Ex-US Ambassador to plead guilty for illegally lobbying for Qatar
A US Justice Department filing reveals that a former US ambassador breached government laws and was paid to lobby for Qatar on two occasions.
The New York Times revealed that Richard Olson - a retired US diplomat who recently served as Ambassador to Pakistan and the UAE, confirmed that "he would plead guilty to charges of illegally lobbying for the government of Qatar."
Court documents mentioned that Olson, who worked as a Foreign Service officer for 34 years, also failed to "disclose gifts he received while he was an ambassador."
When he retired, Olson was a US special representative for Afghanistan and Pakistan, where he reported directly to Secretary of State John Kerry.
He was an ambassador in the UAE from 2008 to 2011, and an ambassador in Pakistan from 2012 to 2015.
Violation of US government laws
According to a US Justice Department filing, "Olson had avoided disclosing in required ethics documents that he had received a first-class airplane ticket from New Mexico to London valued at more than $18,000 and a stay in a luxury hotel in London in January 2015," The New York Times highlighted.

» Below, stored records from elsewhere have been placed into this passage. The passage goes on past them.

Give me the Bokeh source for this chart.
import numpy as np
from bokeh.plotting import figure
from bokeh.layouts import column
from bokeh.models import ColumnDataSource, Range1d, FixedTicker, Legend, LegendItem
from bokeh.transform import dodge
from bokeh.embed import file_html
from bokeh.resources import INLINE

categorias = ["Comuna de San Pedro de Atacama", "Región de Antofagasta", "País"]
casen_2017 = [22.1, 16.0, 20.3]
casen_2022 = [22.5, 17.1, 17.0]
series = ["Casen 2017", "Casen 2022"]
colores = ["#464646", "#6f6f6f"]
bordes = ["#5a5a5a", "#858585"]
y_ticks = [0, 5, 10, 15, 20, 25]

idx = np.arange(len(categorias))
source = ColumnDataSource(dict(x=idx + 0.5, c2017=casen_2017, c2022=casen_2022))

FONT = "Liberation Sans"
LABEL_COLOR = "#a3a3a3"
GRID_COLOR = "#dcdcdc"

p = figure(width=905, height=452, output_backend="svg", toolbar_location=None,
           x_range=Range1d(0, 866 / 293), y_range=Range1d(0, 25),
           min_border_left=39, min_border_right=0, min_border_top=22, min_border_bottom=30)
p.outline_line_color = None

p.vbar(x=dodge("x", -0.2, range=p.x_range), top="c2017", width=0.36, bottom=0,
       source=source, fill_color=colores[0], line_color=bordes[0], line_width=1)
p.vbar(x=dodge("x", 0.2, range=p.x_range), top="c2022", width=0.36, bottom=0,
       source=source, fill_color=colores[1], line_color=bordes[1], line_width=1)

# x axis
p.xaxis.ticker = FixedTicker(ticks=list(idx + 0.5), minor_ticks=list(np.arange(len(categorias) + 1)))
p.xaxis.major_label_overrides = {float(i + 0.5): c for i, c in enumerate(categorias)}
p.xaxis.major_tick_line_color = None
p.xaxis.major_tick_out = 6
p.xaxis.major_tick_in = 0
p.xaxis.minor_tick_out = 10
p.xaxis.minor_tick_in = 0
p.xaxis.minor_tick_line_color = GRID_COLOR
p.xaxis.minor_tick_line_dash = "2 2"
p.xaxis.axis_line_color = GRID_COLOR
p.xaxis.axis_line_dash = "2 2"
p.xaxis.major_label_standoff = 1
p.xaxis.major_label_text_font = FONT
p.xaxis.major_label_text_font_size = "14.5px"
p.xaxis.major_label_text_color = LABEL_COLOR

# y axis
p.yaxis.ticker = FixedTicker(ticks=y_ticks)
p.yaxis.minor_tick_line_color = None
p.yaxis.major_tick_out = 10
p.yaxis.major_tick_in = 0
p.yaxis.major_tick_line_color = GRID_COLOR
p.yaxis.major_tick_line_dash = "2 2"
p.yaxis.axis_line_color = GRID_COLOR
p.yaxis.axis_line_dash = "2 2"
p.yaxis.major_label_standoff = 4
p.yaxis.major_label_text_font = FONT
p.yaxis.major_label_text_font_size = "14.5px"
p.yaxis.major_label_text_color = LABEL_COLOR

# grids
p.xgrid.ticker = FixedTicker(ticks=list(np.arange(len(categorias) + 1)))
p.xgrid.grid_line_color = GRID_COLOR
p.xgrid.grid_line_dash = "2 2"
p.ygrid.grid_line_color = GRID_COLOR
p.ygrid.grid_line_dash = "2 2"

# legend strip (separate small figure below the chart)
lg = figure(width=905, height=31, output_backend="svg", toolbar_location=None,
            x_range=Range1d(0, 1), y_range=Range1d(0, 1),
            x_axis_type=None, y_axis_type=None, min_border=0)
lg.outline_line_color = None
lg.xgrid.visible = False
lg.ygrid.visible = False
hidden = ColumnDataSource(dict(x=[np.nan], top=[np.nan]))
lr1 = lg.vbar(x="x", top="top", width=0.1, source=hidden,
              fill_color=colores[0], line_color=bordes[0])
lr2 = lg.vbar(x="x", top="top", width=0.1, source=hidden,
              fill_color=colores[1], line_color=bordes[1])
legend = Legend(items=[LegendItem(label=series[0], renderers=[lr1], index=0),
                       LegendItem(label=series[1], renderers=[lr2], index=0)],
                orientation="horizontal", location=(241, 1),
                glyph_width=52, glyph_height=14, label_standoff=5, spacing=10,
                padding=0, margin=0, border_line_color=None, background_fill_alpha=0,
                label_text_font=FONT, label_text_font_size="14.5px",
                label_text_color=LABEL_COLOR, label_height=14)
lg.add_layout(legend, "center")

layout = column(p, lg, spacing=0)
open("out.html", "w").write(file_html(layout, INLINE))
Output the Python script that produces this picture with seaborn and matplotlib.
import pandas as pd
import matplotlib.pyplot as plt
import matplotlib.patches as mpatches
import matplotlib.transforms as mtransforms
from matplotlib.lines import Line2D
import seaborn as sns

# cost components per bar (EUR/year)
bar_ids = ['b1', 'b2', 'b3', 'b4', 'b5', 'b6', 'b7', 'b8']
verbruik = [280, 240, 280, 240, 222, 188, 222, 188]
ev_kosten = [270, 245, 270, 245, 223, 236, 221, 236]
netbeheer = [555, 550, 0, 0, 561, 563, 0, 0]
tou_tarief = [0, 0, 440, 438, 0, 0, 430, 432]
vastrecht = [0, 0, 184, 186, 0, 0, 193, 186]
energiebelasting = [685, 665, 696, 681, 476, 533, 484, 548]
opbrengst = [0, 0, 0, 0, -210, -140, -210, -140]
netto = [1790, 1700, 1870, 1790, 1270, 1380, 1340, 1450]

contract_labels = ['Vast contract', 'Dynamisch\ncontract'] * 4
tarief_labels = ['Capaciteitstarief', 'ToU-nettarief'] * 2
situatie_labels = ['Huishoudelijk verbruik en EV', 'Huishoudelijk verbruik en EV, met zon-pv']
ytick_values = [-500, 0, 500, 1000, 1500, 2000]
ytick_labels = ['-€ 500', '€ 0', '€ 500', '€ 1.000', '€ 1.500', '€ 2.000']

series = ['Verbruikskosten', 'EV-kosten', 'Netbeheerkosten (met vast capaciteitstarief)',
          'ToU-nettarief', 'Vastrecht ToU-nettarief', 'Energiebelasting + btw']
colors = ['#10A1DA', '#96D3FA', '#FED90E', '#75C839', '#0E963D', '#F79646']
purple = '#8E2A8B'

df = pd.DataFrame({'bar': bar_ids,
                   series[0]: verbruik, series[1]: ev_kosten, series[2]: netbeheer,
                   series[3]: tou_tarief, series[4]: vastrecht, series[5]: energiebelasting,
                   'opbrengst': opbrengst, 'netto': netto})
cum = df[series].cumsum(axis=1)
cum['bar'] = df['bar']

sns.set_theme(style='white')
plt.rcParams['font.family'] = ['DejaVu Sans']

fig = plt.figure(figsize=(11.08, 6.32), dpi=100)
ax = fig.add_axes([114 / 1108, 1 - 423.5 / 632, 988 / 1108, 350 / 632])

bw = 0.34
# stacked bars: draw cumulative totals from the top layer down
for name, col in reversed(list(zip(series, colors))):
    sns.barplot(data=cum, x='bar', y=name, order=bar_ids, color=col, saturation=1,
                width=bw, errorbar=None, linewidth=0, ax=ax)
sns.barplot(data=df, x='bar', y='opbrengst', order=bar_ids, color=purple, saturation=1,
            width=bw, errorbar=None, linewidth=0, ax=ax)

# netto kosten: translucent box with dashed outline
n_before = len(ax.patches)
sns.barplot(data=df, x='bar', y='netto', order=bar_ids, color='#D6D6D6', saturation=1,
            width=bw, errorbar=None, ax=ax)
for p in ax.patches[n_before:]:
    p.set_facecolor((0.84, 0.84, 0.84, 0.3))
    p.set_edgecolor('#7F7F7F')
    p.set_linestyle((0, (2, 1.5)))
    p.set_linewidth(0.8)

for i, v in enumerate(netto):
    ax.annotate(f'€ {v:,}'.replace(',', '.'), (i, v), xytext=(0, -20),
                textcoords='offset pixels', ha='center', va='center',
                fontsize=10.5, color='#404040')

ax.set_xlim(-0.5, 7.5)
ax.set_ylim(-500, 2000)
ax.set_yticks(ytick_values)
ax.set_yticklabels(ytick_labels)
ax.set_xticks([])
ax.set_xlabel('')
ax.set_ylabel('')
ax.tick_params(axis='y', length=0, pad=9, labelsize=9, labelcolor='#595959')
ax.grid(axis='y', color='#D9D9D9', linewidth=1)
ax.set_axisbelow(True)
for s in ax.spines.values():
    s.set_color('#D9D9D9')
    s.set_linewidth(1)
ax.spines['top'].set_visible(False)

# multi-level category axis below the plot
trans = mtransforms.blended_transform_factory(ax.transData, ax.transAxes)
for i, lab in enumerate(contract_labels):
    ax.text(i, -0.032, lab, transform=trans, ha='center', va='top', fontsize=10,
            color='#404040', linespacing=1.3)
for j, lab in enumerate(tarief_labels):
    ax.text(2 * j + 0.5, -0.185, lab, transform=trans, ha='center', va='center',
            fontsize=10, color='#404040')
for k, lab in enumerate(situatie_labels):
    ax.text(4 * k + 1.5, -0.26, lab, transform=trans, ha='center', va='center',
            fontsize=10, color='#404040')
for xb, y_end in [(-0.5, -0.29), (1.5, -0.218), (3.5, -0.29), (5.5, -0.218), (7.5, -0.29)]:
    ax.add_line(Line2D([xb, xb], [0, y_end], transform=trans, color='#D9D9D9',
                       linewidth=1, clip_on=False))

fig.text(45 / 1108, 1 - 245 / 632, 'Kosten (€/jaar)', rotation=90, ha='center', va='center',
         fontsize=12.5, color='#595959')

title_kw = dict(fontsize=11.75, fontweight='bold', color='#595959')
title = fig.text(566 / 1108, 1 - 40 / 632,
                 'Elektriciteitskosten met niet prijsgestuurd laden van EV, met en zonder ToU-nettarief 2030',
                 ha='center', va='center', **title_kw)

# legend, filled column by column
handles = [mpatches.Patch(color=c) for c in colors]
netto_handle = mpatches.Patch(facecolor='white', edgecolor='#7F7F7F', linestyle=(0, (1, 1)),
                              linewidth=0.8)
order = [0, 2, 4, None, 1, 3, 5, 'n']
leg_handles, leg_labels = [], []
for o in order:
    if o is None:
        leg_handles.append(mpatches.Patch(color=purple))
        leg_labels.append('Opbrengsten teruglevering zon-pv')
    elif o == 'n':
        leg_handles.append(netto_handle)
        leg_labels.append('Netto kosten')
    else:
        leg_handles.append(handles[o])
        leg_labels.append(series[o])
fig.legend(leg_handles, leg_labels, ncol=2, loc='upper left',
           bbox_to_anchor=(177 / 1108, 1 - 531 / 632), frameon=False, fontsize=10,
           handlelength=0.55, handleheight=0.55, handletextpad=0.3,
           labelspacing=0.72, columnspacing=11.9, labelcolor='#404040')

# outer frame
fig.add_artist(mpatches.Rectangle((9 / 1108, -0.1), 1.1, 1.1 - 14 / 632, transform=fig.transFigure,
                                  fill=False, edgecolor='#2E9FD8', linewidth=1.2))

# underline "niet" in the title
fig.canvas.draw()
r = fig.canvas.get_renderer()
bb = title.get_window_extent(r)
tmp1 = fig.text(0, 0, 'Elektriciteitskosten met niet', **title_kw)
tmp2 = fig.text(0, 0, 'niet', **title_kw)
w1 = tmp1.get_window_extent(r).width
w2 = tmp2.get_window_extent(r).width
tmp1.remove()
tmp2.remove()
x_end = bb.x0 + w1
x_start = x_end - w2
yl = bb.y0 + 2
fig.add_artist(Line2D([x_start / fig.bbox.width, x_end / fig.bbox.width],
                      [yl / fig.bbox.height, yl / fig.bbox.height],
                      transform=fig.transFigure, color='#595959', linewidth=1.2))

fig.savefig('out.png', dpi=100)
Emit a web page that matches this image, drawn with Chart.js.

"The payments were made by a Pakistani American businessman whose name was not revealed in the documents. In London, the ambassador met with a businessman from Bahrain, who soon offered him a one-year contract with a salary of $300,000 that would start after he left the State Department," the newspaper indicated.
It is noteworthy that the US government forbids senior officials from lobbying for foreign entities for a one-year period after they leave the government.
The New York Times pointed out that "Olson violated this when he went to work for the Pakistani American businessman in December 2016 and began receiving monthly payments of $20,000. The businessman’s company did lobbying for the government of Qatar."
Olson was paid to lobby Trump administration officials
The Justice Department said in the filings that Olson lobbied on behalf of Qatar in Washington on two issues.
The first issue was to persuade US officials to "establish a U.S. Customs and Border Protection preclearance facility in the main airport in Doha, Qatar. Having such a facility gives a host country and its national airlines significant advantages in operating flights to the United States — the airlines can fly directly to more than 160 destinations in the United States even if the U.S. airport has no customs clearance facilities," The New York Times noted.
The Pakistani American businessman’s company was being paid by a Qatari official-associated company to urge Washington to build the facility in Doha, the prosecutors indicated in the filing.
The second time Olson lobbied on behalf of Qatar in the US was "after Saudi Arabia, the Emirates, Bahrain and Egypt cut diplomatic ties with Qatar in 2017 and blocked flights and ships from Qatar from using their airspace and sea lanes."
In their filing, Justice Department prosecutors noted that "Olson was paid to lobby officials in the Trump administration to encourage the U.S. government to help get the blockade lifted and repair diplomatic relations among the Persian Gulf nations."